Learning from practice for practice

How did he get to plant herbs? It had appealed to him to work with a raw material that was available all year. This had already been the case in his earlier firm, with which he managed a historical bamboo forest in China and produced extracts from the leaves. With regard to vertical indoor farming, the entrepreneur appreciates the fact that he is not playing a pioneering role: “In no way did I want to do something where I was the first. There are already systems for indoor farms on which we can build.” Whether it is the distillation of herbs, which he learnt with the help of YouTube videos, or the installation of the vertical herb shelves, for which he had a team from ZipGrow, the biggest distributor of vertical agriculture, flown in from Canada: Christian Gerig is an autodidact. This was already his attitude after he completed his studies in economics at the HSG: “Now I’m learning from practice for practice.”

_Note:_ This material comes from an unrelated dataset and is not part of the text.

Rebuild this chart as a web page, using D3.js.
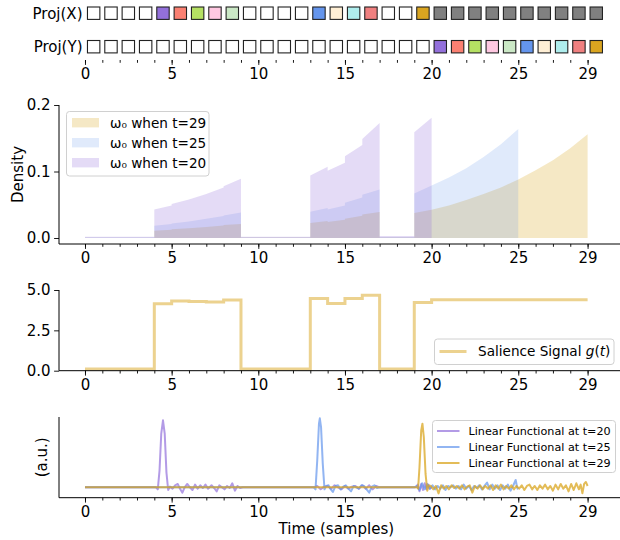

Sociology and self-discipline

The 44-year-old studied economics and specialised in the management of social processes. He fondly remembers the sociology lectures, particularly those by the retired professor Peter Gross. Theories such as social constructivism – i.e. how we human beings create our social reality – and the idea of a multi-option society provided him with spectacles through which he still views the world. Basically, however, he considered his studies to be rather more part of a compulsory programme. “Studying takes four to five years, and then life continues.” Besides specialist knowledge such as accountancy and sociological theories, what he primarily learnt during his university days were self-organisation and discipline.

A gap year in Afghanistan

Whereas other students brush up their English in San Diego or serve an internship in a start-up in their gap year, Christian Gerig founded his first own firm in Afghanistan after obtaining his Bachelor’s degree in 2000. And that was not just anywhere: his travels led him to Afghanistan. Together with a friend, he organised the transport of surgical instruments for amputations into the Central Asian country, which was being ravaged by war at the time. Christian Gerig received support from his uncle, a doctor who had provided humanitarian aid in Afghanistan’s war with Russia. “I wanted to do something extreme,” said Gerig, who originally hailed from the Valais. “I grew up among mountains and wanted to go to the limits of life.” On his humanitarian mission for Afghanistan, Gerig proceeded quite autodidactically: he boarded the night train to Paris, where he held out in Afghanistan’s unofficial embassy for three days and nights to wait for the Afghan foreign minister – who then actually provided Christian Gerig with a permit to enter the country and to transport the instruments to the field hospitals on the frontline. Subsequently, Gerig travelled to Afghanistan again and again for almost ten years.

Accepting conditions for what they are

One of the numerous lessons he learnt in Afghanistan is this: “You can only survive if you accept the situation and rely on your strengths. If bombs go off in the neighbourhood, you mustn’t leave the house – you haven’t got a choice.” This is the attitude he still adheres to now where it is not a matter of life and death: just start anyway. Accept conditions for what they are and look for fertile soil with the resources that are available to you.

After ten years each in Afghanistan and China, Gerig has now established a high-tech herb firm in St.Gallen. Staying here was a conscious decision: “I didn’t feel like travelling anymore.” In everything that he tackles as an entrepreneur, the following applies: “Intuition is crucial to me and my decisions because I’m often active in a completely new field.” For him, it is creativity and interdisciplinarity that are the hallmark of a genuine entrepreneur. Conversely, Gerig does not believe in government support for start-ups: “What it takes is the guts to fail. Society should see failed attempts in a positive light. Those who dare to make mistakes also help things to be discovered.”